Work to complete: Below are some records. Copy every line in them that holds "this".

** start Dataset entries **

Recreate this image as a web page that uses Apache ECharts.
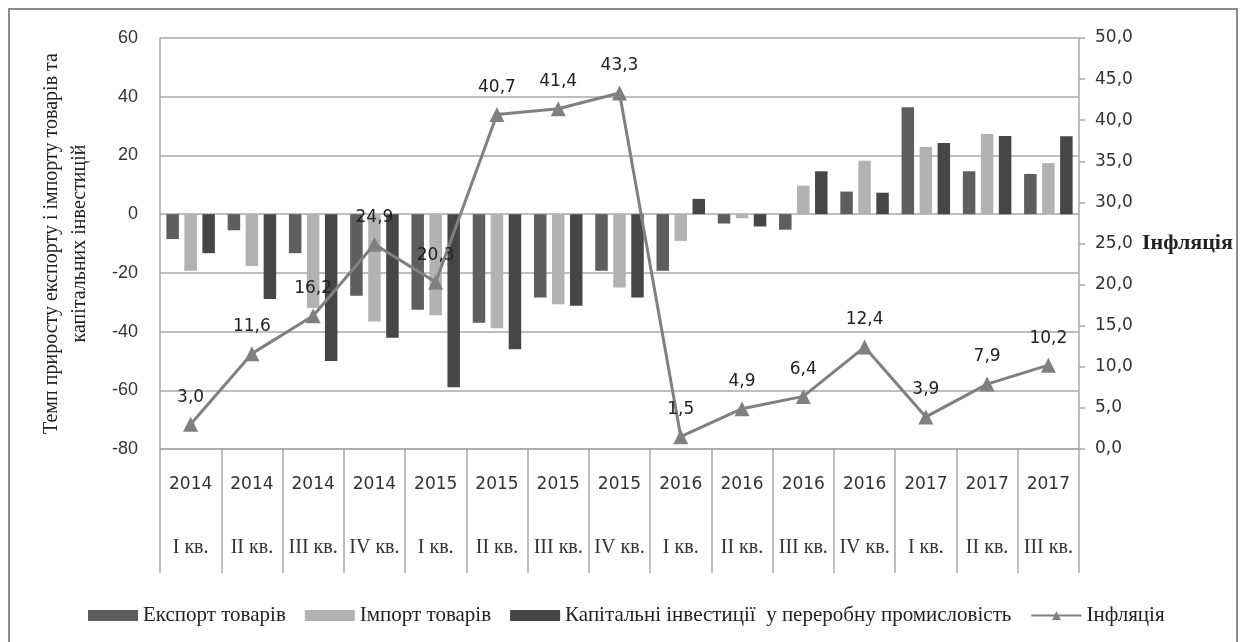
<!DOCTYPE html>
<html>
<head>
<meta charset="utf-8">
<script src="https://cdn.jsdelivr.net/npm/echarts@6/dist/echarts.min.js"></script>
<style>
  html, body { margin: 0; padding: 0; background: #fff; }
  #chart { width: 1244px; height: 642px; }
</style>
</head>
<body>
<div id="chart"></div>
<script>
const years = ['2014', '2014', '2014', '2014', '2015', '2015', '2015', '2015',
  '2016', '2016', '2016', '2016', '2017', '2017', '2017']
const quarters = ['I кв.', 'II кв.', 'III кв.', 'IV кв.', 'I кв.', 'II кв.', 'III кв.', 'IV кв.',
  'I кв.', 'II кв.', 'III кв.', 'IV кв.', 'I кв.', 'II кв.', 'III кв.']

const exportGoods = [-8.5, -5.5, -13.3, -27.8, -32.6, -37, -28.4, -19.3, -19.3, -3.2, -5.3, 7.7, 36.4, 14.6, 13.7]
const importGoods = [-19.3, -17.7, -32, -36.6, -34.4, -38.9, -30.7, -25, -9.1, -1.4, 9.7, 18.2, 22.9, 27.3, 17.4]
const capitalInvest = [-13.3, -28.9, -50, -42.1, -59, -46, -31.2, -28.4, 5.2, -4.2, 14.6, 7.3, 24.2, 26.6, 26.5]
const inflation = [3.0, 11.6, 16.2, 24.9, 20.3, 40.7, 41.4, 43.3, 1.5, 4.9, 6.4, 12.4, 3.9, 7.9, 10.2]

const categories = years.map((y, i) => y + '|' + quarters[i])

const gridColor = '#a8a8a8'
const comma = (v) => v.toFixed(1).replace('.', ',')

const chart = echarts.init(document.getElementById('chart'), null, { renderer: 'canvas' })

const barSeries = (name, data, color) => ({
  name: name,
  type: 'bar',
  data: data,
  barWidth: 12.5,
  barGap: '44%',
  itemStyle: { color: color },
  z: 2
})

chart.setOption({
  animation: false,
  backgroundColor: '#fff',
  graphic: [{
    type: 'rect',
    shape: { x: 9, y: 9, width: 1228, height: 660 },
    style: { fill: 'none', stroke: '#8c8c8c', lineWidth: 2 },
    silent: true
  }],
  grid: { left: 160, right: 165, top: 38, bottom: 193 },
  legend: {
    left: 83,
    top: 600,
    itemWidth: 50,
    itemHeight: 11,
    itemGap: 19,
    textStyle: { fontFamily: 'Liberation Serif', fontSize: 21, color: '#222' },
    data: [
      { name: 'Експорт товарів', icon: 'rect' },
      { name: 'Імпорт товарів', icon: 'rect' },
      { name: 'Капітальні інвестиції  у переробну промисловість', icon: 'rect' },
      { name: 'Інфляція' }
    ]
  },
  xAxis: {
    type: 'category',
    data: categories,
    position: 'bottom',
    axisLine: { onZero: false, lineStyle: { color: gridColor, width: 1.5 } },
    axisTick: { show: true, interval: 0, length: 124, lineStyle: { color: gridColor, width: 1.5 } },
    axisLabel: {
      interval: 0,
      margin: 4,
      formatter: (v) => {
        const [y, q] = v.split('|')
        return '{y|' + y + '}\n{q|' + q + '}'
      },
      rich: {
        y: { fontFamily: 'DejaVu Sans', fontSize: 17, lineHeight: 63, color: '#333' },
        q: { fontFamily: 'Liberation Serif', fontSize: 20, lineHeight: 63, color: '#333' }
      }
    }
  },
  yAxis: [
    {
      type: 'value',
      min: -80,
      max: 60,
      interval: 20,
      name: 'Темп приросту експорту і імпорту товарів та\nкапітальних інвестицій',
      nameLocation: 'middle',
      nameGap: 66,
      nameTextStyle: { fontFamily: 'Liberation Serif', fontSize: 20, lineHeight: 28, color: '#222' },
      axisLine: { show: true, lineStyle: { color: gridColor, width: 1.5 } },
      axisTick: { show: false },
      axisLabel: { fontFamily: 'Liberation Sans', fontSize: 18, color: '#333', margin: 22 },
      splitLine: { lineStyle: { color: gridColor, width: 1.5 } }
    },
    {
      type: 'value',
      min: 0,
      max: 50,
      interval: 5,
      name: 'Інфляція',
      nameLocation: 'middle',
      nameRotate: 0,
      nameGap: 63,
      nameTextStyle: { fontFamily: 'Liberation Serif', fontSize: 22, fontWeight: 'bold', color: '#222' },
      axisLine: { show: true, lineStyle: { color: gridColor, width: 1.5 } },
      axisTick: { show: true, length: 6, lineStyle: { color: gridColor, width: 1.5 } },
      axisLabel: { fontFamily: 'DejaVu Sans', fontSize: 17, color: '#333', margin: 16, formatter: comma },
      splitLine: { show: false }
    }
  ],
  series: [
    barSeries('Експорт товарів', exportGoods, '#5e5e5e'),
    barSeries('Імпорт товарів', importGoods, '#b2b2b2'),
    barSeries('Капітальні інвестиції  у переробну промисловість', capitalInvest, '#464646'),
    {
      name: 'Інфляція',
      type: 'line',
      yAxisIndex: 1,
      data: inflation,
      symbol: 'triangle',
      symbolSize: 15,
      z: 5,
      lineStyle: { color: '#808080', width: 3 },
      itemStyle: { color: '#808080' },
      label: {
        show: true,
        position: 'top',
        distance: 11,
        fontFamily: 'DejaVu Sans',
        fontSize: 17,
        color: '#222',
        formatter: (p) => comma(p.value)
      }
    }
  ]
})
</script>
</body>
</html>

** end Dataset entries **
** start Dataset entries **

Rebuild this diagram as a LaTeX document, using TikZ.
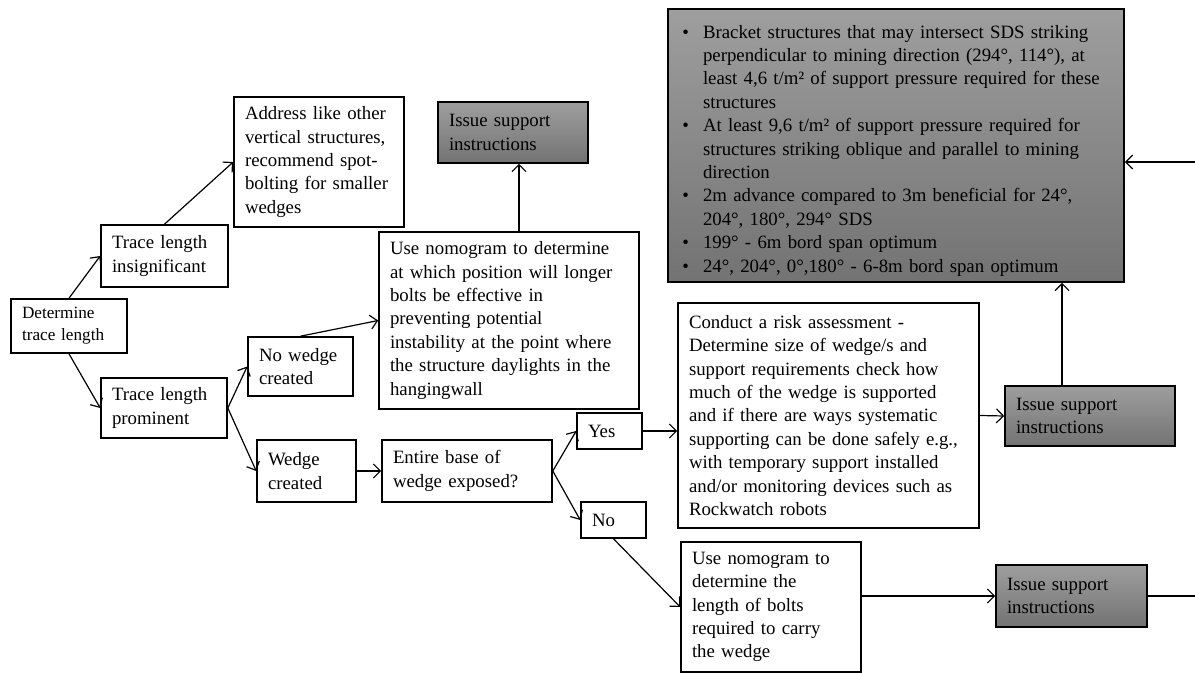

** end Dataset entries **

Exercise response:
Recreate this image as a web page that uses Apache ECharts.
Rebuild this diagram as a LaTeX document, using TikZ.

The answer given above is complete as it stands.